Set exercise: Reproduce the listing below in full and without alteration, apart from its pictures.

Provided material:
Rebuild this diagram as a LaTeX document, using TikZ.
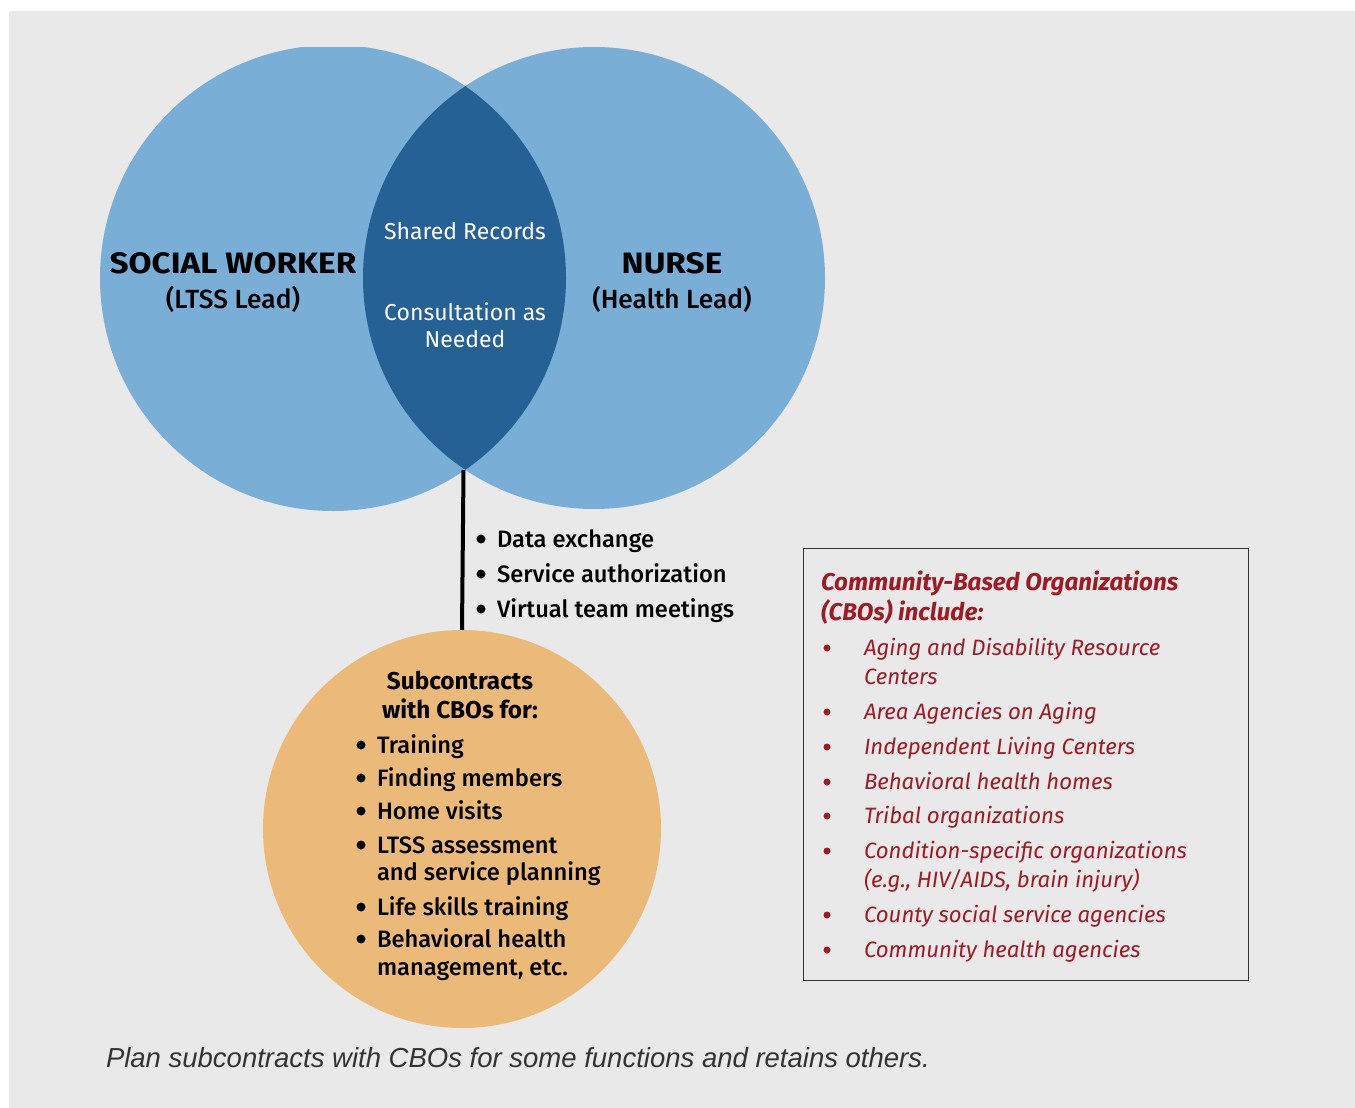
\documentclass[tikz,border=0pt]{standalone}
\usepackage{fontspec}
\setmainfont{Fira Sans}
\newfontfamily\medfont{Fira Sans Medium}
\newfontfamily\headfont{Fira Sans}[FakeStretch=1.13]
\newfontfamily\capfont{Liberation Sans}
\definecolor{bg}{HTML}{E9E9E9}
\definecolor{lblue}{HTML}{79AED6}
\definecolor{dblue}{HTML}{266196}
\definecolor{orng}{HTML}{ECBA78}
\definecolor{cbored}{HTML}{9E1B25}
\definecolor{capgray}{HTML}{333333}
\tikzset{
  txt/.style={inner sep=0pt, outer sep=0pt},
  head/.style={txt, anchor=base, font=\headfont\bfseries\fontsize{29.5}{34}\selectfont},
  sub/.style={txt, anchor=base, font=\medfont\fontsize{26.3}{30}\selectfont},
  lens/.style={txt, anchor=base, text=white, font=\fontsize{23}{28}\selectfont},
  itm/.style={txt, anchor=base west, font=\medfont\fontsize{23.7}{28}\selectfont},
  dot/.style={circle, fill=black, inner sep=0pt, minimum size=9pt},
  rdot/.style={circle, fill=cbored, inner sep=0pt, minimum size=7pt},
  ritm/.style={txt, anchor=base west, text=cbored, font=\itshape\fontsize{22.2}{28}\selectfont},
  rhead/.style={txt, anchor=base west, text=cbored, font=\bfseries\itshape\fontsize{24.2}{28}\selectfont},
  shead/.style={txt, anchor=base, font=\bfseries\fontsize{24.3}{28}\selectfont},
}
\begin{document}
\begin{tikzpicture}[x=1pt, y=-1pt]
\useasboundingbox (0,0) rectangle (1355,1108);
\fill[white] (0,0) rectangle (1355,1108);
\fill[bg] (9,11) rectangle (1355,1108);
% Venn
\begin{scope}
  \clip (0,48) rectangle (1355,1108);
  \fill[lblue] (333,278) circle (233pt);
  \fill[lblue] (594,278) circle (231pt);
  \begin{scope}
    \clip (333,278) circle (233pt);
    \fill[dblue] (594,278) circle (231pt);
  \end{scope}
\end{scope}
\coordinate (lensbot) at (463.5,470);
% CBO circle
\node[circle, fill=orng, minimum size=398pt, inner sep=0pt] (cbo) at (462,829) {};
\draw[line width=4pt] (lensbot) -- (cbo.north);
% Venn labels
\node[head] (sw) at (233,273) {SOCIAL WORKER};
\node[sub] (swl) at (233,308) {(LTSS Lead)};
\node[head] (nu) at (672,273) {NURSE};
\node[sub] (nul) at (672,308) {(Health Lead)};
\node[lens] (sr) at (465,239) {Shared Records};
\node[lens] (ca) at (465,320) {Consultation as};
\node[lens] (nd) at (465,347) {Needed};
% link bullets
\foreach \t/\y [count=\i] in {Data exchange/547, Service authorization/582, Virtual team meetings/617}{
  \node[dot] (ld\i) at (481,\y-8) {};
  \node[itm] (lt\i) at (497,\y) {\t};
}
% CBO circle text
\node[shead] (s1) at (460,689) {Subcontracts};
\node[shead] (s2) at (460,718) {with CBOs for:};
\foreach \y [count=\i] in {753,786,819,853,915,947}{
  \node[dot] (cd\i) at (361,\y-8) {};
}
\node[itm] (c1) at (377,753) {Training};
\node[itm] (c2) at (377,786) {Finding members};
\node[itm] (c3) at (377,819) {Home visits};
\node[itm] (c4) at (377,853) {LTSS assessment};
\node[itm] (c4b) at (377,880) {and service planning};
\node[itm] (c5) at (377,915) {Life skills training};
\node[itm] (c6) at (377,947) {Behavioral health};
\node[itm] (c6b) at (377,975) {management, etc.};
% CBO box
\node[draw=capgray, line width=1.2pt, minimum width=445pt, minimum height=432pt, anchor=north west, inner sep=0pt] (cbobox) at (803,548) {};
\node[rhead] (h1) at (821,590) {Community-Based Organizations};
\node[rhead] (h2) at (821,620) {(CBOs) include:};
\foreach \y [count=\i] in {655,719,754,789,823,858,922,957}{
  \node[rdot] (rd\i) at (827,\y-7) {};
}
\node[ritm] (r1) at (864,655) {Aging and Disability Resource};
\node[ritm] (r1b) at (864,684) {Centers};
\node[ritm] (r2) at (864,719) {Area Agencies on Aging};
\node[ritm] (r3) at (864,754) {Independent Living Centers};
\node[ritm] (r4) at (864,789) {Behavioral health homes};
\node[ritm] (r5) at (864,823) {Tribal organizations};
\node[ritm] (r6) at (864,858) {Condition-specific organizations};
\node[ritm] (r6b) at (864,887) {(e.g., HIV/AIDS, brain injury)};
\node[ritm] (r7) at (864,922) {County social service agencies};
\node[ritm] (r8) at (864,957) {Community health agencies};
% caption
\node[txt, anchor=base west, text=capgray, font=\capfont\itshape\fontsize{27.5}{32}\selectfont] (cap) at (106,1067) {Plan subcontracts with CBOs for some functions and retains others.};
\end{tikzpicture}
\end{document}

Solution to this problem:
Rebuild this diagram as a LaTeX document, using TikZ.
\documentclass[tikz,border=0pt]{standalone}
\usepackage{fontspec}
\setmainfont{Fira Sans}
\newfontfamily\medfont{Fira Sans Medium}
\newfontfamily\headfont{Fira Sans}[FakeStretch=1.13]
\newfontfamily\capfont{Liberation Sans}
\definecolor{bg}{HTML}{E9E9E9}
\definecolor{lblue}{HTML}{79AED6}
\definecolor{dblue}{HTML}{266196}
\definecolor{orng}{HTML}{ECBA78}
\definecolor{cbored}{HTML}{9E1B25}
\definecolor{capgray}{HTML}{333333}
\tikzset{
  txt/.style={inner sep=0pt, outer sep=0pt},
  head/.style={txt, anchor=base, font=\headfont\bfseries\fontsize{29.5}{34}\selectfont},
  sub/.style={txt, anchor=base, font=\medfont\fontsize{26.3}{30}\selectfont},
  lens/.style={txt, anchor=base, text=white, font=\fontsize{23}{28}\selectfont},
  itm/.style={txt, anchor=base west, font=\medfont\fontsize{23.7}{28}\selectfont},
  dot/.style={circle, fill=black, inner sep=0pt, minimum size=9pt},
  rdot/.style={circle, fill=cbored, inner sep=0pt, minimum size=7pt},
  ritm/.style={txt, anchor=base west, text=cbored, font=\itshape\fontsize{22.2}{28}\selectfont},
  rhead/.style={txt, anchor=base west, text=cbored, font=\bfseries\itshape\fontsize{24.2}{28}\selectfont},
  shead/.style={txt, anchor=base, font=\bfseries\fontsize{24.3}{28}\selectfont},
}
\begin{document}
\begin{tikzpicture}[x=1pt, y=-1pt]
\useasboundingbox (0,0) rectangle (1355,1108);
\fill[white] (0,0) rectangle (1355,1108);
\fill[bg] (9,11) rectangle (1355,1108);
% Venn
\begin{scope}
  \clip (0,48) rectangle (1355,1108);
  \fill[lblue] (333,278) circle (233pt);
  \fill[lblue] (594,278) circle (231pt);
  \begin{scope}
    \clip (333,278) circle (233pt);
    \fill[dblue] (594,278) circle (231pt);
  \end{scope}
\end{scope}
\coordinate (lensbot) at (463.5,470);
% CBO circle
\node[circle, fill=orng, minimum size=398pt, inner sep=0pt] (cbo) at (462,829) {};
\draw[line width=4pt] (lensbot) -- (cbo.north);
% Venn labels
\node[head] (sw) at (233,273) {SOCIAL WORKER};
\node[sub] (swl) at (233,308) {(LTSS Lead)};
\node[head] (nu) at (672,273) {NURSE};
\node[sub] (nul) at (672,308) {(Health Lead)};
\node[lens] (sr) at (465,239) {Shared Records};
\node[lens] (ca) at (465,320) {Consultation as};
\node[lens] (nd) at (465,347) {Needed};
% link bullets
\foreach \t/\y [count=\i] in {Data exchange/547, Service authorization/582, Virtual team meetings/617}{
  \node[dot] (ld\i) at (481,\y-8) {};
  \node[itm] (lt\i) at (497,\y) {\t};
}
% CBO circle text
\node[shead] (s1) at (460,689) {Subcontracts};
\node[shead] (s2) at (460,718) {with CBOs for:};
\foreach \y [count=\i] in {753,786,819,853,915,947}{
  \node[dot] (cd\i) at (361,\y-8) {};
}
\node[itm] (c1) at (377,753) {Training};
\node[itm] (c2) at (377,786) {Finding members};
\node[itm] (c3) at (377,819) {Home visits};
\node[itm] (c4) at (377,853) {LTSS assessment};
\node[itm] (c4b) at (377,880) {and service planning};
\node[itm] (c5) at (377,915) {Life skills training};
\node[itm] (c6) at (377,947) {Behavioral health};
\node[itm] (c6b) at (377,975) {management, etc.};
% CBO box
\node[draw=capgray, line width=1.2pt, minimum width=445pt, minimum height=432pt, anchor=north west, inner sep=0pt] (cbobox) at (803,548) {};
\node[rhead] (h1) at (821,590) {Community-Based Organizations};
\node[rhead] (h2) at (821,620) {(CBOs) include:};
\foreach \y [count=\i] in {655,719,754,789,823,858,922,957}{
  \node[rdot] (rd\i) at (827,\y-7) {};
}
\node[ritm] (r1) at (864,655) {Aging and Disability Resource};
\node[ritm] (r1b) at (864,684) {Centers};
\node[ritm] (r2) at (864,719) {Area Agencies on Aging};
\node[ritm] (r3) at (864,754) {Independent Living Centers};
\node[ritm] (r4) at (864,789) {Behavioral health homes};
\node[ritm] (r5) at (864,823) {Tribal organizations};
\node[ritm] (r6) at (864,858) {Condition-specific organizations};
\node[ritm] (r6b) at (864,887) {(e.g., HIV/AIDS, brain injury)};
\node[ritm] (r7) at (864,922) {County social service agencies};
\node[ritm] (r8) at (864,957) {Community health agencies};
% caption
\node[txt, anchor=base west, text=capgray, font=\capfont\itshape\fontsize{27.5}{32}\selectfont] (cap) at (106,1067) {Plan subcontracts with CBOs for some functions and retains others.};
\end{tikzpicture}
\end{document}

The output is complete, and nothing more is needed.